In his 1909 manuscript The Rule of Phase Applied to History, Adams attempted to use Maxwell's demon as a historical metaphor, though he seems to have misunderstood and misapplied the principle. Adams interpreted history as a process moving towards "equilibrium", but he saw militaristic nations (he felt Germany pre-eminent in this class) as tending to reverse this process, a "Maxwell's Demon of history."
In 1910, Adams printed and distributed to university libraries and history professors the small volume A Letter to American Teachers of History proposing a "theory of history" based on the second law of thermodynamics and the principle of entropy. This, essentially, states that all Energy dissipates, order becomes disorder, and the earth will eventually become uninhabitable. In short, he applied the physics of dynamical systems of Rudolf Clausius, Hermann von Helmholtz, and william Thomson to the modeling of human history.
In 1912, Adams suffered a stroke, perhaps brought on by news of the sinking of the Titanic, for which he had return tickets to Europe. After the stroke, his scholarly output diminished, but he continued to travel, write letters, and host dignitaries and friends at his Washington, DC, home. Henry Adams died at age 80 in Washington, DC. He is interred beside his wife in Rock Creek Cemetery, Washington, DC.
Adams made many attempts to respond to the criticism of his formulation from his scientific colleagues, but the work remained incomplete at Adams's death in 1918. It was published posthumously.

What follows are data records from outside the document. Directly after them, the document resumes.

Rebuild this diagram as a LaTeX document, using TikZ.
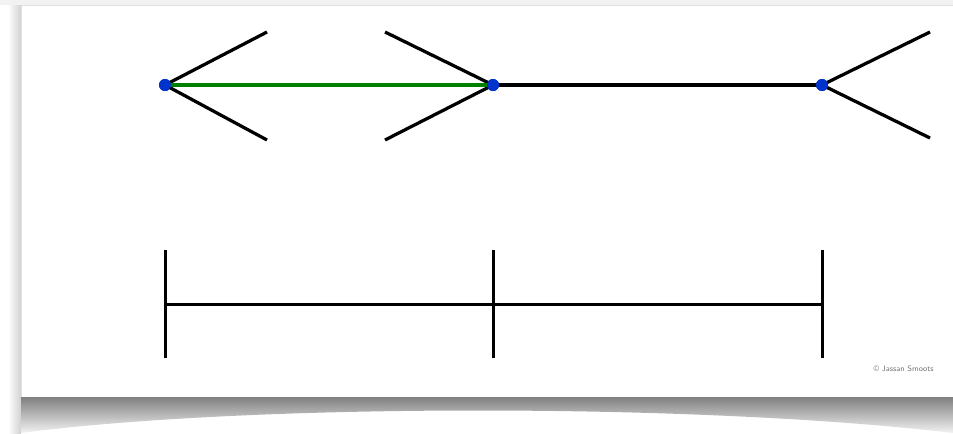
\documentclass[tikz,border=0pt]{standalone}
\tikzset{
  kline/.style={line width=0.065cm, black},
  kgreen/.style={kline, draw=green!50!black},
  kdot/.style={circle, fill=blue!75!cyan!80!black, inner sep=0pt, minimum size=0.24cm},
  kbar/.style={line width=0.06cm, black},
  credit/.style={font=\sffamily\fontsize{4.5}{5}\selectfont, text=black!55, anchor=east, inner sep=0pt},
}
\begin{document}
\begin{tikzpicture}[x=0.02cm, y=-0.02cm]
    \useasboundingbox (0,0) rectangle (953,433);
    % card and its shadows
    \fill[black!5] (0,0) rectangle (953,5);
    \shade[left color=white, right color=black!18] (8,5) rectangle (21,433);
    \shade[top color=black!50, bottom color=black!5]
      (21,397) -- (953,397) -- (953,433) .. controls (700,403) and (250,403) .. (21,433) -- cycle;
    \fill[white] (21,5) rectangle (953,397);
    \draw[black!12, line width=0.3pt] (21,397) -- (21,5) -- (953,5);
    % top row
    \node[kdot] (p1) at (165,85) {};
    \node[kdot] (p2) at (493,85) {};
    \node[kdot] (p3) at (822,85) {};
    \coordinate (a1) at (267,32);
    \coordinate (a2) at (267,140);
    \coordinate (b1) at (385,32);
    \coordinate (b2) at (385,140);
    \coordinate (c1) at (930,32);
    \coordinate (c2) at (930,138);
    \draw[kline] (p1.center) -- (a1);
    \draw[kline] (p1.center) -- (a2);
    \draw[kline] (b1) -- (p2.center);
    \draw[kline] (b2) -- (p2.center);
    \draw[kline] (p3.center) -- (c1);
    \draw[kline] (p3.center) -- (c2);
    \draw[kgreen] (p1.center) -- (p2.center);
    \draw[kline] (p2.center) -- (p3.center);
    \node[kdot] at (p1) {};
    \node[kdot] at (p2) {};
    \node[kdot] at (p3) {};
    % bottom row
    \coordinate (m1) at (165,304);
    \coordinate (m3) at (822,304);
    \coordinate (t1) at (165,250); \coordinate (u1) at (165,358);
    \coordinate (t2) at (493,250); \coordinate (u2) at (493,358);
    \coordinate (t3) at (822,250); \coordinate (u3) at (822,358);
    \draw[kbar] (m1) -- (m3);
    \foreach \i in {1,2,3} {
      \draw[kbar] (t\i) -- (u\i);
    }
    \node[credit] (credit) at (934,369) {\textcopyright\ Jassan Smoots};
\end{tikzpicture}
\end{document}
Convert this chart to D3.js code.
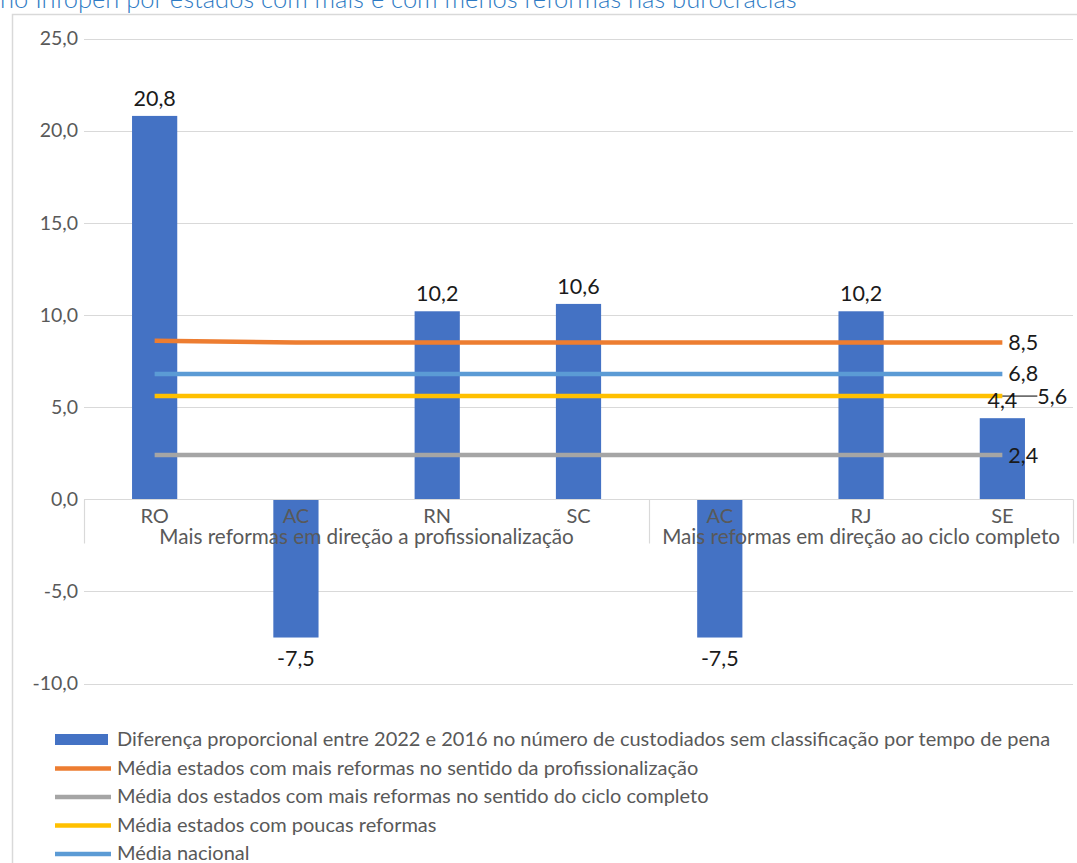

Adams's wife, Clover, who had written a weekly letter to her Father throughout her marriage except for the brief hiatus during her breakdown along the Nile, never mentioned concerns or suspicions about Henry's relationship with Lizzie. Nothing in the letters of her family or circle of friends indicates her distrust or unhappiness with her husband in this matter. Indeed, after her death, Henry found a letter from Clover to her sister Ellen which had not been posted. The survival of this letter was assured by its contents which read, "If I had one single point of character or goodness, I would stand on that and grow back to life. Henry is more patient and loving than words can express—God might envy him— he bears and hopes and despairs hour after hour—Henry is beyond all words tenderer and better than all of you even."